Dr Ker says Newman’s theology “clearly anticipated” the Conciliar Constitutions on the Church and on Divine Revelation, Lumen Gentium and Dei Verbum, the “two most central theological documents of the Council”   and could, therefore, be considered “the grandfather of the post-Conciliar Church”.

Referring to Newman’s conversion to Rome Dr Ker says it is hard to appreciate today the sensation it caused in England which was a deeply Protestant country at that time.

“Someone of his stature had never converted before. It was considered more than theological madness. Here he was joining this Church full of Celts and Latins who were considered inferior races because they were dominated by the Roman Catholic priesthood and what was considered their superstitious religion.
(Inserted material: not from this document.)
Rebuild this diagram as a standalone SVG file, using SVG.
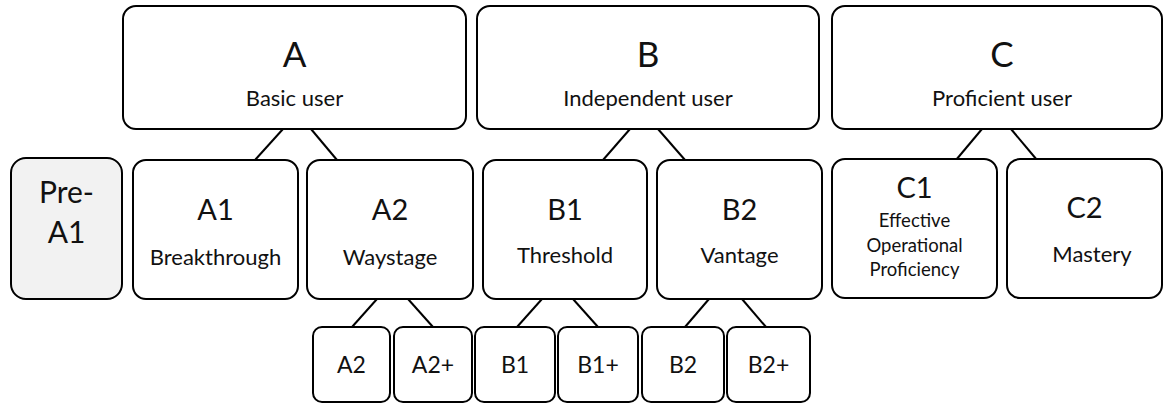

Today we would regard such sentiments as racist.”

A recent biographer of G.K. Chesterton, Kerr recalls that Chesterton said the publication of Newman’s Apologia Pro Vita Sua “exploded the myth of England being superior to Catholic Irish peasants”.

Such was the prejudice against Newman and indeed fellow converts that they were called perverts and many believed Newman had been a Jesuit spy in the Church of England.
However, he does see a paradox in Newman, who grew up a Bible Protestant coming into a Catholic Church where the laity were discouraged from reading Scripture.

He thinks if Newman were around today he would be “appalled that Catholic politicians could vote for abortion”.

Reflecting on Ian Ker’s stimulating lecture which dealt mainly with Newman’s influence on Vatican II, Brett Lockhart can’t help thanking Blessed John Henry for the role he played in his faith journey. 

While acknowledging the huge influence on his life of “wonderful saints in the Presbyterian Church like John Dunlop, David Lapsley and Ray Davey”, he adds: “But I think I was on a longer journey. Ultimately I came to the strong view that what Newman was saying was true.”